En los partidos de oposición que resultaron desestimados por el electorado la cosa no pinta mejor. El cinismo de la dirigencia panista cuya estrategia aliancista sólo parecía perseguir el objetivo de colocar a la cúpula y a sus aliados bajo la protección del fuero legislativo plurinominal es cuestionado –a toro pasado– por la militancia del partido con justa indignación. En un programa de revista, miembros de la élite panista se acusaron mutuamente de arribismos y cálculos pragmáticos; nadie destacó, sin embargo, valores, principios, doctrina ideológica del partido o siquiera razones políticas para sumar un sólo adepto a sus filas.
En segundo lugar, lo sucedido en el otrora partido hegemónico mexicano, el PRI, durante y después de su asamblea poselectoral sólo tiene un adjetivo: calamitoso. Desde la bestial reelección de su dirigente y la reacción violenta y destructiva de sus detractores hasta el reparto de culpas históricas de priistas contra priistas en niveles alucinantes. Incluso se culpan mutuamente de haber participado en el asesinato de Luis Donaldo Colosio, candidato presidencial del PRI en 1993, hace un cuarto de siglo. Nuevamente, entre cientos de litros de saliva, ni una palabra sobre principios, doctrina, valores o identidad de un partido político que busque nutrir o engrosar sus adelgazadas filas.

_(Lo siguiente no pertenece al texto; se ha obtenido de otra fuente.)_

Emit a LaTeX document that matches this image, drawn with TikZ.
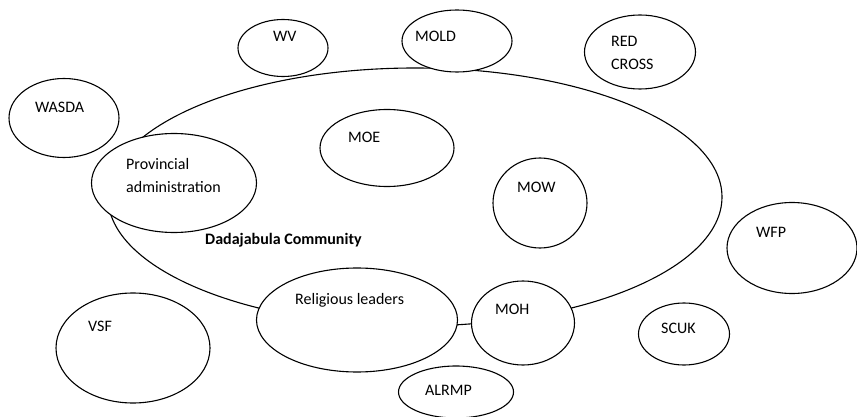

Y finalmente, en una última teatralidad de los dirigentes perredistas sobrevivientes: se busca capitalizar como identidad política algo que sólo fue marketing electoral. En la malograda convocatoria del Frente Cívico Nacional se habló de utilizar y movilizar las ‘fuerzas’ ciudadanas de la llamada ‘Marea Rosa’ para la construcción de un nuevo partido político. No existe tal fuerza porque no hay ninguna identidad política que cohesione a quienes participaron en las marchas del 2023 y 2024; en gran medida fueron grupos ciudadanos desarticulados que, claramente manipulados, siguieron una tendencia que les hacía “odiar algo” pero que jamás compartieron una sola propuesta o ideal común. Literalmente, el líder visible de ese frente arengó a convertirse en una fuerza política que pregunte a la gente “qué quiere”; no hay un solo ideal, sólo el interés de hacer una estructura política vacía y genérica con presupuesto para gastar.
Hace más de un siglo, Antonio Gramsci reflexionaba sobre la necesidad de que las naciones cuenten con partidos políticos serios y consecuentes, sustentados en ideas claras y propósitos conscientes; y advertía que: si las fuerzas políticas no están organizadas ni armadas con una voluntad clara y directa, si no persiguen un plan de acción político que se adhiera al proceso histórico, si se limitan a un frío y calculado plan abstracto, entonces no nos queda sino hacer predicciones de cómo las fuerzas en juego se tornan primitivas, impulsadas por instintos oscuros y opacos; y cómo se vuelven un fenómeno inercial determinado por pasiones y necesidades básicas: el hambre, el frío… y el miedo ciego, enloquecido, a lo incomprensible.